There will be lawsuits against Trump’s national emergency declaration. Protect Democracy and the Niskanen Center just announced that they will represent local border communities in such a lawsuit.
There are several basic ways of challenging Trump’s national emergency in court. The first is to challenge the idea that the statute Trump is invoking to find the precise power he wants to exercise actually does give him that power.
According to multiple reports, Trump is relying on a law that allows the defense secretary to “undertake military construction projects” that are “not otherwise authorized by law” if they are “necessary” to support “use of the armed forces.” This would reportedly allow him to tap some $3.5 billion in funds.
Robert Chesney, a law professor at the University of Texas at Austin, tells me that this is vulnerable to challenge, because it requires that this “use of the armed forces” is actually being employed in the emergency in question.
“This doesn’t work for just any emergency — it has to be an emergency in which use of the military is required,” Chesney said. Trump, of course, will claim that the military is in fact being used to counter his border emergency, since he sent in troops.

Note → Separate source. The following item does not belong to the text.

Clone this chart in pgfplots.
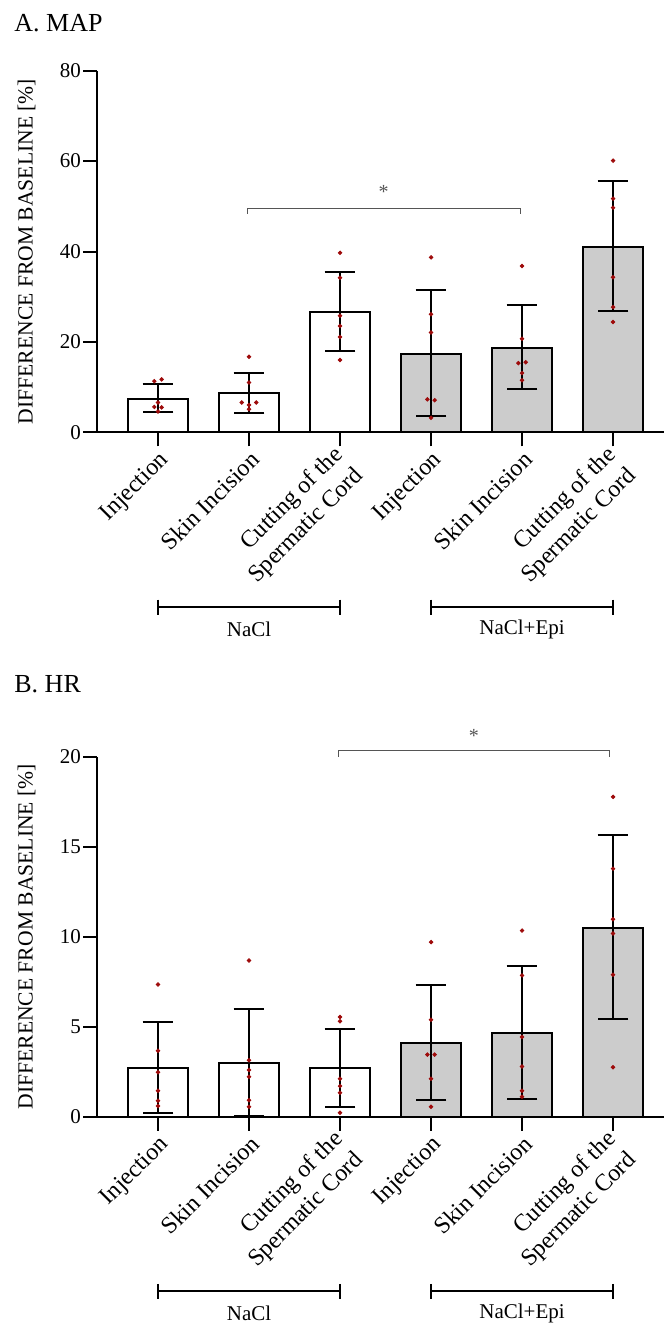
\documentclass[border=0pt]{standalone}
\usepackage{fontspec}
\setmainfont{Liberation Serif}
\usepackage{pgfplots}
\pgfplotsset{compat=1.18}
\definecolor{Dot}{HTML}{9E0B0B}
\definecolor{BarGray}{HTML}{CCCCCC}
\definecolor{Sig}{HTML}{555555}

\tikzset{grp/.style={font=\fontsize{10.5}{12}\selectfont}}
\pgfplotsset{
  panel/.style={
    scale only axis, width=283.35pt,
    xmin=-0.667, xmax=5.56, ymin=0,
    axis x line*=bottom, axis y line*=left,
    axis line style={line width=1pt},
    tick align=outside, major tick length=7pt,
    every tick/.style={black, line width=1pt},
    xtick={0,1,3,4},
    xticklabels={Injection,Skin Incision,Injection,Skin Incision},
    extra x ticks={2,5},
    extra x tick labels={{Cutting of the\\Spermatic Cord},{Cutting of the\\Spermatic Cord}},
    extra x tick style={tick label style={xshift=-4.2pt, yshift=2.8pt}},
    x tick label style={rotate=45, anchor=north east, align=right,
      font=\fontsize{12}{14.5}\selectfont, inner sep=1pt},
    y tick label style={font=\fontsize{10.5}{12}\selectfont, inner sep=1pt},
    /pgf/number format/assume math mode=true,
    ylabel={DIFFERENCE FROM BASELINE [\%]},
    every axis y label/.style={at={(axis description cs:-0.125,0.5)},
      rotate=90, anchor=center, font=\fontsize{10.8}{12}\selectfont},
    clip=false,
  },
  bars/.style={ybar, bar width=0.653, draw=black, line width=1pt,
    error bars/y dir=both, error bars/y explicit, error bars/error mark=|,
    error bars/error bar style={line width=1pt, black},
    error bars/error mark options={line width=1pt, black, mark size=7.7pt}},
  dots/.style={only marks, mark=*, mark size=0.9pt, color=Dot,
    mark options={draw=Dot, fill=Dot}},
}

\begin{document}
\begin{tikzpicture}
\useasboundingbox (0,0) rectangle (332.5pt,-663pt);

\node[anchor=base west, inner sep=0, font=\fontsize{13}{15}\selectfont] at (7pt,-16pt) {A. MAP};
\node[anchor=base west, inner sep=0, font=\fontsize{13}{15}\selectfont] at (7pt,-346pt) {B. HR};

% A. MAP
\begin{axis}[panel, at={(48.65pt,-216.15pt)}, anchor=south west,
  height=180.8pt, ymax=80, ytick={0,20,40,60,80}]
\addplot[bars, fill=white] coordinates {
  (0,7.4) += (0,3.3) -= (0,3.0)
  (1,8.6) += (0,4.5) -= (0,4.3)
  (2,26.6) += (0,8.9) -= (0,8.6)};
\addplot[bars, fill=BarGray] coordinates {
  (3,17.3) += (0,14.1) -= (0,13.8)
  (4,18.6) += (0,9.6) -= (0,9.1)
  (5,41.1) += (0,14.6) -= (0,14.2)};
\addplot[dots] coordinates {
  (-0.04,11.3) (0.04,11.7) (0,6.6) (-0.04,5.6) (0.04,5.5) (0,4.6)
  (1,16.7) (1,11.0) (0.92,6.6) (1.08,6.6) (1,6.05) (1,5.1)
  (2,39.7) (2,34.2) (2,25.8) (2,23.5) (2,21.1) (2,16.0)
  (3,38.7) (3,26.1) (3,22.1) (2.96,7.3) (3.04,7.1) (3,3.2)
  (4,36.8) (4,20.7) (3.96,15.3) (4.04,15.5) (4,13.1) (4,11.5)
  (5,60.1) (5,51.7) (5,49.7) (5,34.3) (5,27.7) (5,24.4)};
\draw[Sig, line width=0.6pt] (axis cs:0.98,48.3) -- (axis cs:0.98,49.6)
  -- (axis cs:3.98,49.6) -- (axis cs:3.98,48.3);
\node[Sig, font=\fontsize{10}{12}\selectfont] at (axis cs:2.48,53.1) {*};
\draw[line width=1pt] (axis cs:0,-36.99) -- (axis cs:0,-40.31)
  (axis cs:0,-38.65) -- (axis cs:2,-38.65)
  (axis cs:2,-36.99) -- (axis cs:2,-40.31);
\draw[line width=1pt] (axis cs:3,-36.99) -- (axis cs:3,-40.31)
  (axis cs:3,-38.65) -- (axis cs:5,-38.65)
  (axis cs:5,-36.99) -- (axis cs:5,-40.31);
\node[grp] at (axis cs:1,-43.6) {NaCl};
\node[grp] at (axis cs:4,-43.6) {NaCl+Epi};
\end{axis}

% B. HR
\begin{axis}[panel, at={(48.65pt,-558.35pt)}, anchor=south west,
  height=180pt, ymax=20, ytick={0,5,10,15,20}]
\addplot[bars, fill=white] coordinates {
  (0,2.71) += (0,2.55) -= (0,2.49)
  (1,2.99) += (0,2.97) -= (0,2.93)
  (2,2.70) += (0,2.19) -= (0,2.18)};
\addplot[bars, fill=BarGray] coordinates {
  (3,4.10) += (0,3.19) -= (0,3.16)
  (4,4.65) += (0,3.72) -= (0,3.67)
  (5,10.51) += (0,5.13) -= (0,5.08)};
\addplot[dots] coordinates {
  (0,7.35) (0,3.66) (0,2.47) (0,1.44) (0,0.89) (0,0.59)
  (1,8.68) (1,3.14) (1,2.59) (1,2.22) (1,0.92) (1,0.55)
  (2,5.54) (2,5.30) (2,2.11) (2,1.70) (2,1.33) (2,0.22)
  (3,9.70) (3,5.39) (2.96,3.45) (3.04,3.45) (3,2.11) (3,0.55)
  (4,10.34) (4,7.85) (4,4.43) (4,2.79) (4,1.44) (4,1.11)
  (5,17.77) (5,13.78) (5,10.97) (5,10.18) (5,7.89) (5,2.75)};
\draw[Sig, line width=0.6pt] (axis cs:1.98,20.0) -- (axis cs:1.98,20.35)
  -- (axis cs:4.96,20.35) -- (axis cs:4.96,20.0);
\node[Sig, font=\fontsize{10}{12}\selectfont] at (axis cs:3.47,21.14) {*};
\draw[line width=1pt] (axis cs:0,-9.28) -- (axis cs:0,-10.12)
  (axis cs:0,-9.7) -- (axis cs:2,-9.7)
  (axis cs:2,-9.28) -- (axis cs:2,-10.12);
\draw[line width=1pt] (axis cs:3,-9.28) -- (axis cs:3,-10.12)
  (axis cs:3,-9.7) -- (axis cs:5,-9.7)
  (axis cs:5,-9.28) -- (axis cs:5,-10.12);
\node[grp] at (axis cs:1,-10.94) {NaCl};
\node[grp] at (axis cs:4,-10.94) {NaCl+Epi};
\end{axis}
\end{tikzpicture}
\end{document}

But in this case, those troops are not actually repelling arriving migrants, so there’s no way to credibly argue that a wall is “necessary” to support what the military is actually doing.

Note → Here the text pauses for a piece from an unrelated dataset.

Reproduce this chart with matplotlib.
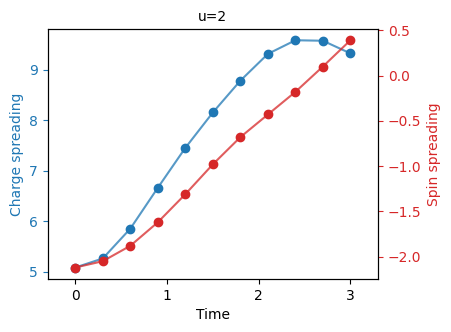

“There’s a better chance than normal that a judge could second guess this,” Chesney said.
But perhaps the bigger question concerns the second way to challenge Trump’s national emergency: By arguing that there isn’t any national emergency, and that at some point, this has to matter.
There is simply no credible metric by which there is any national emergency at the border, let alone one that a wall would address, as The Post’s fact-checking team recently documented. Unauthorized border crossings are at historic lows. The type of migration that actually is spiking is comprised of asylum-seeking families and children, but they are mostly turning themselves in to seek asylum, so a wall is utterly irrelevant to that problem. Drugs mostly enter through ports of entry.
But for legal purposes, do the facts on the ground matter at all?
According to Goitein of the Brennan Center, since passage of the National Emergencies Act, the courts have not once considered the question of whether a national emergency can be declared invalid on the grounds that there isn’t any national emergency. Another legal expert told Charlie Savage the same.
That may now change. To reiterate, this problem was created by Congress: By failing to define what a national emergency is, it left enormous discretion to the president to do it himself.
As we saw in the case of Trump’s thinly veiled Muslim ban, the Supreme Court is inclined to grant the president incredibly broad discretion when it comes to national security decisions. Though Trump widely and openly telegraphed that his motive was discrimination against Muslims, the court upheld the ban as constitutional on the grounds that its motive was was pretextually neutral. Because of the court’s reluctance to substitute its own policy judgment for the president’s, Trump’s extraordinary levels of bad faith didn’t matter
But is there a point at which that bad faith will matter? Possibly, in the case of his new national emergency.
“Yes, there is no statutory definition of a national emergency, and yes, the president has incredibly broad discretion,” Goitein told me. “But even the broadest discretion can be abused. The word emergency isn’t completely meaningless. So you could see a judge say, ‘As deferential as I can possibly be, I still can’t see how this qualifies as an emergency.'”
Chesney of the University of Texas agreed. “The president is given sweepingly broad authority to decide when there’s a national emergency, and we can understand why,” Chesney said. “But there does have to be an outer boundary role when it’s manifestly clear that there is not actually an emergency.”
“There must be great deference, but it’s not unlimited deference,” Chesney added “It’s not unreviewable.”
One hopes so. We will soon find out.